* [Material]
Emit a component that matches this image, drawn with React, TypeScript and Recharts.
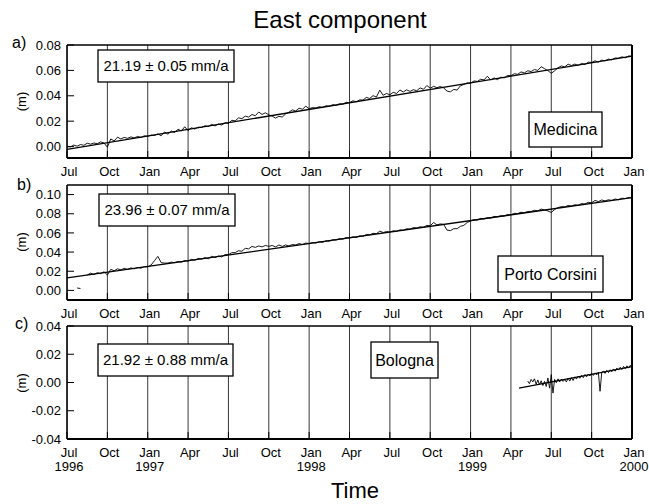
import React from 'react';
import { CartesianGrid, Line, LineChart, XAxis, YAxis } from 'recharts';

const FONT = 'Arial, "Liberation Sans", Helvetica, sans-serif';

// time axis: months counted from Jul 1996
const MONTH_TICKS = Array.from({ length: 43 }, (_, i) => i);
const QUARTER_TICKS = [0, 3, 6, 9, 12, 15, 18, 21, 24, 27, 30, 33, 36, 39, 42];
const QUARTER_LABELS = ['Jul', 'Oct', 'Jan', 'Apr', 'Jul', 'Oct', 'Jan', 'Apr', 'Jul', 'Oct', 'Jan', 'Apr', 'Jul', 'Oct', 'Jan'];
const YEAR_LABELS = ['1996', '', '1997', '', '', '', '1998', '', '', '', '1999', '', '', '', '2000'];

// a) Medicina, one sample every quarter month from Jul 1996
const medicinaStart = 0;
const medicinaStep = 0.25;
const medicinaEast = [
  0.0, -0.0003, 0.0012, 0.0003, 0.0016, 0.001, 0.0026, 0.0019, 0.0028, 0.0022,
  0.0037, 0.0028, -0.0005, 0.006, 0.0044, 0.0074, 0.006, 0.0072, 0.0065, 0.0076,
  0.0068, 0.008, 0.0071, 0.0085, 0.0081, 0.009, 0.0087, 0.01, 0.0085, 0.0115,
  0.0097, 0.0122, 0.011, 0.0137, 0.0122, 0.0156, 0.0125, 0.0148, 0.0138, 0.0153,
  0.015, 0.0164, 0.0157, 0.0175, 0.0162, 0.0178, 0.0169, 0.0188, 0.0182, 0.0207,
  0.0202, 0.0226, 0.022, 0.024, 0.0232, 0.0253, 0.0243, 0.0272, 0.0253, 0.0266,
  0.025, 0.024, 0.0224, 0.0238, 0.0233, 0.0257, 0.0271, 0.0289, 0.028, 0.0302,
  0.0294, 0.0318, 0.0298, 0.0307, 0.0303, 0.0314, 0.0307, 0.0321, 0.0317, 0.033,
  0.0324, 0.0337, 0.0333, 0.0349, 0.0345, 0.0361, 0.0352, 0.0368, 0.0366, 0.0387,
  0.0379, 0.0401, 0.039, 0.0444, 0.0404, 0.0418, 0.0408, 0.0427, 0.0418, 0.0446,
  0.043, 0.0447, 0.0434, 0.0448, 0.044, 0.0462, 0.0451, 0.0481, 0.046, 0.0474,
  0.0464, 0.0473, 0.0462, 0.0437, 0.0431, 0.045, 0.0445, 0.0479, 0.0489, 0.0501,
  0.0499, 0.0517, 0.0513, 0.053, 0.0525, 0.0554, 0.0524, 0.0541, 0.0527, 0.0547,
  0.0541, 0.056, 0.0558, 0.0574, 0.0569, 0.0588, 0.058, 0.0597, 0.0591, 0.0607,
  0.06, 0.0629, 0.0614, 0.0598, 0.0577, 0.0597, 0.0621, 0.0635, 0.0627, 0.0649,
  0.0638, 0.065, 0.0639, 0.0655, 0.0646, 0.0665, 0.0662, 0.0676, 0.0665, 0.0681,
  0.0675, 0.0689, 0.0683, 0.0698, 0.0696, 0.0707, 0.0699, 0.0714, 0.071,
];
const medicinaTrendT = [0, 42];
const medicinaTrend = [-0.0022, 0.0712];

// b) Porto Corsini, starts Aug 1996 (one lone early sample)
const portoStart = 0.75;
const portoStep = 0.25;
const portoEast: (number | null)[] = [
  0.0025, 0.002, null,
  0.016, 0.018, 0.0165, 0.0185, 0.0175, 0.0195, 0.016, 0.022, 0.0205, 0.0225,
  0.0215, 0.023, 0.022, 0.0235, 0.0225, 0.024, 0.0232, 0.0248, 0.0245, 0.0265,
  0.031, 0.0355, 0.029, 0.0285, 0.0285, 0.0295, 0.0289, 0.0302, 0.0294, 0.0312,
  0.0306, 0.0324, 0.0314, 0.0334, 0.0326, 0.0342, 0.0329, 0.0356, 0.0341, 0.0359,
  0.0349, 0.0374, 0.0374, 0.0394, 0.0394, 0.0414, 0.0409, 0.0439, 0.0434, 0.0459,
  0.0449, 0.0464, 0.0454, 0.0469, 0.0459, 0.0469, 0.0454, 0.0474, 0.0459, 0.0474,
  0.0464, 0.0479, 0.0474, 0.0489, 0.0479, 0.0494, 0.0489, 0.0499, 0.0494, 0.0509,
  0.0501, 0.0517, 0.0514, 0.0529, 0.0526, 0.054, 0.0535, 0.0552, 0.0547, 0.0559,
  0.0551, 0.0569, 0.0564, 0.0584, 0.0579, 0.0596, 0.0592, 0.0619, 0.0604, 0.0614,
  0.0609, 0.0622, 0.0616, 0.0632, 0.0627, 0.0644, 0.0639, 0.0656, 0.0651, 0.0664,
  0.0659, 0.0679, 0.0674, 0.0709, 0.0684, 0.0694, 0.0689, 0.0629, 0.0624, 0.0644,
  0.0644, 0.0669, 0.0679, 0.0709, 0.0724, 0.0739, 0.0734, 0.0752, 0.0746, 0.0759,
  0.0754, 0.0772, 0.0769, 0.0779, 0.0776, 0.0792, 0.0789, 0.0804, 0.0802, 0.0816,
  0.0811, 0.0824, 0.0824, 0.0836, 0.0831, 0.0849, 0.0839, 0.0829, 0.0814, 0.0844,
  0.0864, 0.0874, 0.0872, 0.0886, 0.0881, 0.0894, 0.0889, 0.0906, 0.0902, 0.0919,
  0.0914, 0.0939, 0.0927, 0.0944, 0.0934, 0.0946, 0.0939, 0.0954, 0.0946, 0.0962,
  0.0959, 0.0969, 0.0965,
];
const portoTrendT = [0, 42];
const portoTrend = [0.013, 0.0968];

// c) Bologna, from mid May 1999
const bolognaStart = 34.25;
const bolognaStep = 0.125;
const bolognaEast = [
  0.001, -0.0008, 0.0022, 0.0004, 0.0026, -0.0012, 0.0018, -0.0015, 0.0012, -0.0022,
  0.0008, -0.0028, 0.0032, -0.004, 0.0056, -0.0075, 0.0022, -0.0002, 0.0026, 0.0004,
  0.0024, 0.0008, 0.002, 0.0004, 0.003, 0.001, 0.0035, 0.0014, 0.004, 0.0024,
  0.0046, 0.003, 0.005, 0.0034, 0.0056, 0.004, 0.006, 0.0046, 0.0064, 0.005,
  0.0068, 0.0054, 0.0072, -0.0062, 0.007, 0.0082, 0.0064, 0.0086, 0.007, 0.009,
  0.0076, 0.0096, 0.008, 0.0102, 0.0088, 0.0108, 0.0092, 0.0114, 0.0098, 0.0118,
  0.0102, 0.0122, 0.011,
];
const bolognaTrendT = [33.6, 42];
const bolognaTrend = [-0.004, 0.0113];

type Point = { t: number; v: number | null };

const toPoints = (start: number, step: number, values: (number | null)[]): Point[] =>
  values.map((v, i) => ({ t: start + i * step, v }));

const toTrend = (times: number[], values: number[]): Point[] => times.map((t, i) => ({ t, v: values[i] }));

const MonthTick = (props: any) => {
  const { x, y, payload, showYears } = props;
  const idx = QUARTER_TICKS.indexOf(payload.value);
  const year = showYears ? YEAR_LABELS[idx] : '';
  return (
    <text x={x + 2} y={y} textAnchor="middle" fontSize={13} fill="#000">
      <tspan x={x + 2} dy="0.71em">{QUARTER_LABELS[idx]}</tspan>
      {year && <tspan x={x + 2} dy="1.05em">{year}</tspan>}
    </text>
  );
};

interface PanelProps {
  top: number;
  plotHeight: number;
  bottomSpace: number;
  yDomain: [number, number];
  yMajor: number[];
  yMinor: number[];
  series: Point[];
  trend: Point[];
  showYears?: boolean;
}

const tickStroke = { stroke: '#000', strokeWidth: 1 };
// axes must have a positive size to be drawn; keep it negligible
const THIN = 0.01;
const TOP_PAD = 12;

const Panel: React.FC<PanelProps> = ({ top, plotHeight, bottomSpace, yDomain, yMajor, yMinor, series, trend, showYears = false }) => {
  const height = TOP_PAD + plotHeight + bottomSpace;
  return (
    <div style={{ position: 'absolute', left: 0, top: top - TOP_PAD }}>
      <LineChart width={649} height={height} margin={{ top: TOP_PAD, right: 17, bottom: bottomSpace, left: 67 }}>
        <XAxis
          xAxisId="top"
          orientation="top"
          type="number"
          dataKey="t"
          domain={[0, 42]}
          allowDataOverflow
          ticks={MONTH_TICKS}
          interval={0}
          height={THIN}
          tickSize={-4}
          tick={false}
          tickLine={tickStroke}
          axisLine={{ stroke: '#000', strokeWidth: 1.4 }}
        />
        <XAxis
          xAxisId="minor"
          type="number"
          dataKey="t"
          domain={[0, 42]}
          allowDataOverflow
          ticks={MONTH_TICKS}
          interval={0}
          height={THIN}
          tickSize={-4}
          tick={false}
          tickLine={tickStroke}
          axisLine={false}
        />
        <XAxis
          xAxisId="main"
          type="number"
          dataKey="t"
          domain={[0, 42]}
          allowDataOverflow
          ticks={QUARTER_TICKS}
          interval={0}
          height={THIN}
          tickSize={-7}
          tickMargin={16}
          tick={(p: any) => <MonthTick {...p} showYears={showYears} />}
          tickLine={tickStroke}
          axisLine={{ stroke: '#000', strokeWidth: 2 }}
        />
        <YAxis
          yAxisId="minor"
          type="number"
          domain={yDomain}
          allowDataOverflow
          ticks={yMinor}
          interval={0}
          width={THIN}
          tickSize={-4}
          tick={false}
          tickLine={tickStroke}
          axisLine={false}
        />
        <YAxis
          yAxisId="main"
          type="number"
          domain={yDomain}
          allowDataOverflow
          ticks={yMajor}
          interval={0}
          width={THIN}
          tickSize={-7}
          tickMargin={13}
          tick={{ fontSize: 13, fill: '#000' }}
          tickFormatter={(v: number) => v.toFixed(2)}
          tickLine={tickStroke}
          axisLine={{ stroke: '#000', strokeWidth: 1.4 }}
        />
        <YAxis
          yAxisId="right"
          orientation="right"
          type="number"
          domain={yDomain}
          allowDataOverflow
          ticks={yMajor}
          interval={0}
          width={THIN}
          tickSize={-6}
          tick={false}
          tickLine={tickStroke}
          axisLine={{ stroke: '#000', strokeWidth: 2 }}
        />
        <CartesianGrid xAxisId="main" yAxisId="main" horizontal={false} stroke="#222" strokeWidth={0.9} />
        <Line
          xAxisId="main"
          yAxisId="main"
          data={series}
          dataKey="v"
          type="linear"
          stroke="#000"
          strokeWidth={0.9}
          dot={false}
          activeDot={false}
          connectNulls={false}
          isAnimationActive={false}
        />
        <Line
          xAxisId="main"
          yAxisId="main"
          data={trend}
          dataKey="v"
          type="linear"
          stroke="#000"
          strokeWidth={1.3}
          dot={false}
          activeDot={false}
          isAnimationActive={false}
        />
      </LineChart>
    </div>
  );
};

const Box = ({ x, y, w, h, text, size }: { x: number; y: number; w: number; h: number; text: string; size: number }) => (
  <g>
    <rect x={x} y={y} width={w} height={h} fill="#fff" stroke="#000" strokeWidth={1.3} />
    <text x={x + w / 2} y={y + h / 2} dy="0.36em" textAnchor="middle" fontSize={size} fill="#000">
      {text}
    </text>
  </g>
);

export default function App() {
  return (
    <div
      style={{ position: 'absolute', left: 0, top: 0, width: 649, height: 504, background: '#fff', fontFamily: FONT, overflow: 'hidden' }}
    >
      <Panel
        top={45}
        plotHeight={113}
        bottomSpace={30}
        yDomain={[-0.009, 0.08]}
        yMajor={[0, 0.02, 0.04, 0.06, 0.08]}
        yMinor={[0.01, 0.03, 0.05, 0.07]}
        series={toPoints(medicinaStart, medicinaStep, medicinaEast)}
        trend={toTrend(medicinaTrendT, medicinaTrend)}
      />
      <Panel
        top={185}
        plotHeight={115}
        bottomSpace={30}
        yDomain={[-0.01, 0.11]}
        yMajor={[0, 0.02, 0.04, 0.06, 0.08, 0.1]}
        yMinor={[0.01, 0.03, 0.05, 0.07, 0.09]}
        series={toPoints(portoStart, portoStep, portoEast)}
        trend={toTrend(portoTrendT, portoTrend)}
      />
      <Panel
        top={326}
        plotHeight={113}
        bottomSpace={50}
        yDomain={[-0.04, 0.04]}
        yMajor={[-0.04, -0.02, 0, 0.02, 0.04]}
        yMinor={[-0.03, -0.01, 0.01, 0.03]}
        series={toPoints(bolognaStart, bolognaStep, bolognaEast)}
        trend={toTrend(bolognaTrendT, bolognaTrend)}
        showYears
      />
      <svg width={649} height={504} style={{ position: 'absolute', left: 0, top: 0 }} fontFamily={FONT}>
        <text x={340} y={28} textAnchor="middle" fontSize={24} fill="#000">East component</text>
        <text x={12} y={48} fontSize={16} fill="#000">a)</text>
        <text x={17} y={190} fontSize={16} fill="#000">b)</text>
        <text x={15} y={329} fontSize={16} fill="#000">c)</text>
        <text x={21} y={101.5} dy="0.36em" textAnchor="middle" fontSize={13} transform="rotate(-90 21 101.5)">(m)</text>
        <text x={21} y={242} dy="0.36em" textAnchor="middle" fontSize={13} transform="rotate(-90 21 242)">(m)</text>
        <text x={21} y={383} dy="0.36em" textAnchor="middle" fontSize={13} transform="rotate(-90 21 383)">(m)</text>
        <Box x={98} y={50} w={136} h={32} text="21.19 ± 0.05 mm/a" size={15} />
        <Box x={529} y={112} w={73} h={35} text="Medicina" size={16} />
        <Box x={99} y={194} w={136} h={32} text="23.96 ± 0.07 mm/a" size={15} />
        <Box x={498} y={256} w={105} h={36} text="Porto Corsini" size={16} />
        <Box x={98} y={344} w={135} h={32} text="21.92 ± 0.88 mm/a" size={15} />
        <Box x={371} y={342} w={67} h={36} text="Bologna" size={16} />
        <text x={355} y={498} textAnchor="middle" fontSize={22} fill="#000">Time</text>
      </svg>
    </div>
  );
}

* [Work required]
From the first line above down to the line with "const medicinaTrend = [-0.0022, 0.0712];", reproduce every line and no others, omitting pictures.

* [Worked solution]
Emit a component that matches this image, drawn with React, TypeScript and Recharts.
import React from 'react';
import { CartesianGrid, Line, LineChart, XAxis, YAxis } from 'recharts';

const FONT = 'Arial, "Liberation Sans", Helvetica, sans-serif';

// time axis: months counted from Jul 1996
const MONTH_TICKS = Array.from({ length: 43 }, (_, i) => i);
const QUARTER_TICKS = [0, 3, 6, 9, 12, 15, 18, 21, 24, 27, 30, 33, 36, 39, 42];
const QUARTER_LABELS = ['Jul', 'Oct', 'Jan', 'Apr', 'Jul', 'Oct', 'Jan', 'Apr', 'Jul', 'Oct', 'Jan', 'Apr', 'Jul', 'Oct', 'Jan'];
const YEAR_LABELS = ['1996', '', '1997', '', '', '', '1998', '', '', '', '1999', '', '', '', '2000'];

// a) Medicina, one sample every quarter month from Jul 1996
const medicinaStart = 0;
const medicinaStep = 0.25;
const medicinaEast = [
  0.0, -0.0003, 0.0012, 0.0003, 0.0016, 0.001, 0.0026, 0.0019, 0.0028, 0.0022,
  0.0037, 0.0028, -0.0005, 0.006, 0.0044, 0.0074, 0.006, 0.0072, 0.0065, 0.0076,
  0.0068, 0.008, 0.0071, 0.0085, 0.0081, 0.009, 0.0087, 0.01, 0.0085, 0.0115,
  0.0097, 0.0122, 0.011, 0.0137, 0.0122, 0.0156, 0.0125, 0.0148, 0.0138, 0.0153,
  0.015, 0.0164, 0.0157, 0.0175, 0.0162, 0.0178, 0.0169, 0.0188, 0.0182, 0.0207,
  0.0202, 0.0226, 0.022, 0.024, 0.0232, 0.0253, 0.0243, 0.0272, 0.0253, 0.0266,
  0.025, 0.024, 0.0224, 0.0238, 0.0233, 0.0257, 0.0271, 0.0289, 0.028, 0.0302,
  0.0294, 0.0318, 0.0298, 0.0307, 0.0303, 0.0314, 0.0307, 0.0321, 0.0317, 0.033,
  0.0324, 0.0337, 0.0333, 0.0349, 0.0345, 0.0361, 0.0352, 0.0368, 0.0366, 0.0387,
  0.0379, 0.0401, 0.039, 0.0444, 0.0404, 0.0418, 0.0408, 0.0427, 0.0418, 0.0446,
  0.043, 0.0447, 0.0434, 0.0448, 0.044, 0.0462, 0.0451, 0.0481, 0.046, 0.0474,
  0.0464, 0.0473, 0.0462, 0.0437, 0.0431, 0.045, 0.0445, 0.0479, 0.0489, 0.0501,
  0.0499, 0.0517, 0.0513, 0.053, 0.0525, 0.0554, 0.0524, 0.0541, 0.0527, 0.0547,
  0.0541, 0.056, 0.0558, 0.0574, 0.0569, 0.0588, 0.058, 0.0597, 0.0591, 0.0607,
  0.06, 0.0629, 0.0614, 0.0598, 0.0577, 0.0597, 0.0621, 0.0635, 0.0627, 0.0649,
  0.0638, 0.065, 0.0639, 0.0655, 0.0646, 0.0665, 0.0662, 0.0676, 0.0665, 0.0681,
  0.0675, 0.0689, 0.0683, 0.0698, 0.0696, 0.0707, 0.0699, 0.0714, 0.071,
];
const medicinaTrendT = [0, 42];
const medicinaTrend = [-0.0022, 0.0712];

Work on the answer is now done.